■ Your instructions
Everything from the first line of the data through the line with "(f2t) -- (f2b);" is to be echoed exactly, minus the pictures.

■ Supplied information
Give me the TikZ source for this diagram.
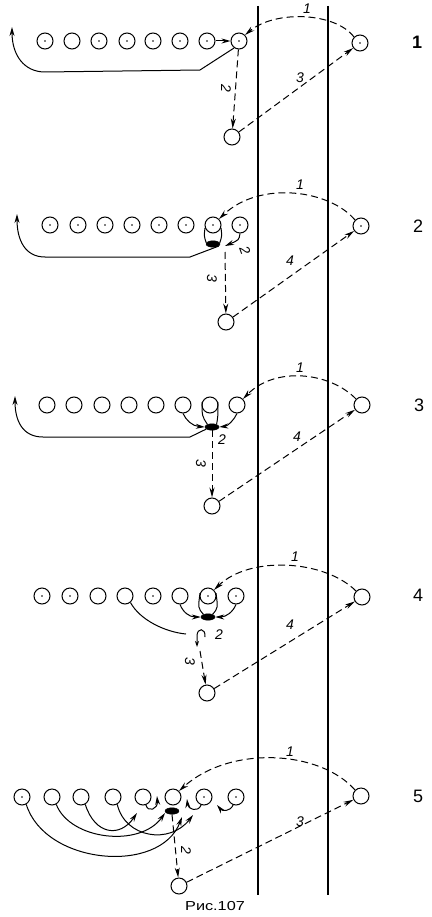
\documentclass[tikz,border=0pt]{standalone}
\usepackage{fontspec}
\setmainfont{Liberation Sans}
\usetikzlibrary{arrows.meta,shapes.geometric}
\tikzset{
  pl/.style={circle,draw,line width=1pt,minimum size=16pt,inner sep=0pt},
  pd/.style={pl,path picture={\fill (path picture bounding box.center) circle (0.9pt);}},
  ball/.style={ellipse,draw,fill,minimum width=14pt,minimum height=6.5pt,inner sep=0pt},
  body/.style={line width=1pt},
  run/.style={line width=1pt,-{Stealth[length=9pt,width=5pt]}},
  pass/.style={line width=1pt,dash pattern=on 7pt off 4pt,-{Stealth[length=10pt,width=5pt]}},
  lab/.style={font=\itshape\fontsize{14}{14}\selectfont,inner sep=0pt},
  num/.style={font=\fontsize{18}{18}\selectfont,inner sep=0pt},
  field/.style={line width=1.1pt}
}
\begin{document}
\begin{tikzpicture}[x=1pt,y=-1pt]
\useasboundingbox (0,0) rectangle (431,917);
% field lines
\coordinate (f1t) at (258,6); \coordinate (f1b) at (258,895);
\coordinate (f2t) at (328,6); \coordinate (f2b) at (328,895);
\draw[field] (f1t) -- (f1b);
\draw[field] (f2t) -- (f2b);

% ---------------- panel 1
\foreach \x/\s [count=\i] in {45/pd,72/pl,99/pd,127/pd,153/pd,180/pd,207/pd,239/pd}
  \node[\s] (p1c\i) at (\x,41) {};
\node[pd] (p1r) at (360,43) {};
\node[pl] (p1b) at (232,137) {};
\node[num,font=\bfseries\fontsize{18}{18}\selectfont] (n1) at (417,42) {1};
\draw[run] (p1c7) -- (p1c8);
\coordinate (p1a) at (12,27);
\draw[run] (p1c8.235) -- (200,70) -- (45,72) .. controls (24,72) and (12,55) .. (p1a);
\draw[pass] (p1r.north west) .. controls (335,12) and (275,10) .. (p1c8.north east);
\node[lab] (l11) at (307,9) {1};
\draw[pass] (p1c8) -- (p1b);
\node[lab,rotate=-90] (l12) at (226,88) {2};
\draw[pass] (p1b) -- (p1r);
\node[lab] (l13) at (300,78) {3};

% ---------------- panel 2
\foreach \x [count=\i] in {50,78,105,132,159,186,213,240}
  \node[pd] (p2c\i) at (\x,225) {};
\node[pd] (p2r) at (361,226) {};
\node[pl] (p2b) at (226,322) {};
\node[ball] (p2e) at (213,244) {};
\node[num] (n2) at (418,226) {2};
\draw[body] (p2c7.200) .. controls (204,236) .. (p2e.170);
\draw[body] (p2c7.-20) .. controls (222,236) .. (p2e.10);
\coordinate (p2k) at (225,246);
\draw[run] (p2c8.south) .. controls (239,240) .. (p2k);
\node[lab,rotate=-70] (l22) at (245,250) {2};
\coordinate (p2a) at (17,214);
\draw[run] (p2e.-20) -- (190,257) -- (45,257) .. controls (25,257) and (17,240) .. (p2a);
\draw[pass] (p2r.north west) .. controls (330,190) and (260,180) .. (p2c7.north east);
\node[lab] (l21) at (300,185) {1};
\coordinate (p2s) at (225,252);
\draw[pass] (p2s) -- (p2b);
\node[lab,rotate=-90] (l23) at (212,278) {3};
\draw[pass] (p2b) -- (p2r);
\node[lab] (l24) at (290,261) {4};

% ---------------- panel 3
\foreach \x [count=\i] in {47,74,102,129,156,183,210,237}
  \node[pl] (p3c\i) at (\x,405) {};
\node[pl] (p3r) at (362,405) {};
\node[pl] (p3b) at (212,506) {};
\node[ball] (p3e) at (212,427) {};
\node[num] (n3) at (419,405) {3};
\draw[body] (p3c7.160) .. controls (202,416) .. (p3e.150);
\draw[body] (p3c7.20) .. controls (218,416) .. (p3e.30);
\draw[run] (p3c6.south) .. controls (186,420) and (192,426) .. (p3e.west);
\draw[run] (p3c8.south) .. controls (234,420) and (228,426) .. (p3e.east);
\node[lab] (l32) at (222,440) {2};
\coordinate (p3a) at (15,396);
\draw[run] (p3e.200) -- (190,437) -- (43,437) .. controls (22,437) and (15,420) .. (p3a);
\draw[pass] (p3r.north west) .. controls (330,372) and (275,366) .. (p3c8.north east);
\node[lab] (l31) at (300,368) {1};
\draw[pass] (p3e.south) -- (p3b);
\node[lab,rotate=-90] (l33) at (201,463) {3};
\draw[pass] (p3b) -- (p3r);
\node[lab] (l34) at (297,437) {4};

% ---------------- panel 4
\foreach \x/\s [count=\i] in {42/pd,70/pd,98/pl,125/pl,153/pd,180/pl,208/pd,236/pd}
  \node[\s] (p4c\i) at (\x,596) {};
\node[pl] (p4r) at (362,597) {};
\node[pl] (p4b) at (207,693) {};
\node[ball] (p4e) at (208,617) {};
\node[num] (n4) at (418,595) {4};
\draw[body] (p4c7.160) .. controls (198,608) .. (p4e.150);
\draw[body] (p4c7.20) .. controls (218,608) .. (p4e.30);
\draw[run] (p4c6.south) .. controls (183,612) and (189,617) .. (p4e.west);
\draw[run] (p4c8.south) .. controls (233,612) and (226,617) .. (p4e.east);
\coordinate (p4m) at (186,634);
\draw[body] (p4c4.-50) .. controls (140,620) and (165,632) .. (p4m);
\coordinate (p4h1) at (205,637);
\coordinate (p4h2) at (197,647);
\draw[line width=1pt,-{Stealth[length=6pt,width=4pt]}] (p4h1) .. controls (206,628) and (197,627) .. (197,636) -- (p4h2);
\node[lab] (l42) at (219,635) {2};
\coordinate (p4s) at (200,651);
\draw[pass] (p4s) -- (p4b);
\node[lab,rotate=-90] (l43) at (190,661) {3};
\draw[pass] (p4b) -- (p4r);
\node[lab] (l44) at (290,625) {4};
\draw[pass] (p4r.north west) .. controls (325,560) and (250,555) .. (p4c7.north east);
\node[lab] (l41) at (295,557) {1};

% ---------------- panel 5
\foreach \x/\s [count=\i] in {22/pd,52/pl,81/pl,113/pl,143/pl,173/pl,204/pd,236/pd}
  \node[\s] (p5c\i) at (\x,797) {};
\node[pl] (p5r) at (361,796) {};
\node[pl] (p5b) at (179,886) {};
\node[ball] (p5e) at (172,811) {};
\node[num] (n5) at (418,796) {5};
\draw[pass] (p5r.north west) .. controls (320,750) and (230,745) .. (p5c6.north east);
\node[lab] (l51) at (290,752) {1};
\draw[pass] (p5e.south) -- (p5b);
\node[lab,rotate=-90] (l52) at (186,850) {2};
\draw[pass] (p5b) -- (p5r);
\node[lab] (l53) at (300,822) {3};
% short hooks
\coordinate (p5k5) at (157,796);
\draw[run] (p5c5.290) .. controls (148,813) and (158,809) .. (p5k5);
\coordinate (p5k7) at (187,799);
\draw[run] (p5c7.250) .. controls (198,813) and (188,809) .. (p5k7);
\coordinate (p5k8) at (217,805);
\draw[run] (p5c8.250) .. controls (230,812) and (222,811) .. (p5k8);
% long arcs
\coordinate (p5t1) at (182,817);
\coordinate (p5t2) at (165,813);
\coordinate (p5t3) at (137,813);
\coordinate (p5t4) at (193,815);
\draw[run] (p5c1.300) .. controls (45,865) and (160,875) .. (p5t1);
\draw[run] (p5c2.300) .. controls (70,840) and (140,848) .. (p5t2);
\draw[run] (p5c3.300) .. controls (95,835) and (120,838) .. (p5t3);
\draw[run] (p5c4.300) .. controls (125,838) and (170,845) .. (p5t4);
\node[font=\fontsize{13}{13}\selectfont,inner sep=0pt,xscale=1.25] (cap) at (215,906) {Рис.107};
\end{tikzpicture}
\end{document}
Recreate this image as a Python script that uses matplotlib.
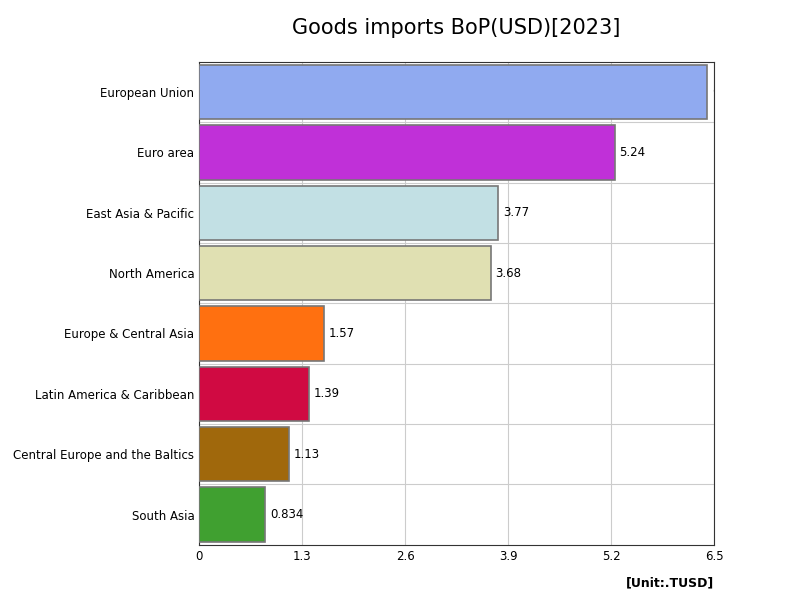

■ Finished exercise
Give me the TikZ source for this diagram.
\documentclass[tikz,border=0pt]{standalone}
\usepackage{fontspec}
\setmainfont{Liberation Sans}
\usetikzlibrary{arrows.meta,shapes.geometric}
\tikzset{
  pl/.style={circle,draw,line width=1pt,minimum size=16pt,inner sep=0pt},
  pd/.style={pl,path picture={\fill (path picture bounding box.center) circle (0.9pt);}},
  ball/.style={ellipse,draw,fill,minimum width=14pt,minimum height=6.5pt,inner sep=0pt},
  body/.style={line width=1pt},
  run/.style={line width=1pt,-{Stealth[length=9pt,width=5pt]}},
  pass/.style={line width=1pt,dash pattern=on 7pt off 4pt,-{Stealth[length=10pt,width=5pt]}},
  lab/.style={font=\itshape\fontsize{14}{14}\selectfont,inner sep=0pt},
  num/.style={font=\fontsize{18}{18}\selectfont,inner sep=0pt},
  field/.style={line width=1.1pt}
}
\begin{document}
\begin{tikzpicture}[x=1pt,y=-1pt]
\useasboundingbox (0,0) rectangle (431,917);
% field lines
\coordinate (f1t) at (258,6); \coordinate (f1b) at (258,895);
\coordinate (f2t) at (328,6); \coordinate (f2b) at (328,895);
\draw[field] (f1t) -- (f1b);
\draw[field] (f2t) -- (f2b);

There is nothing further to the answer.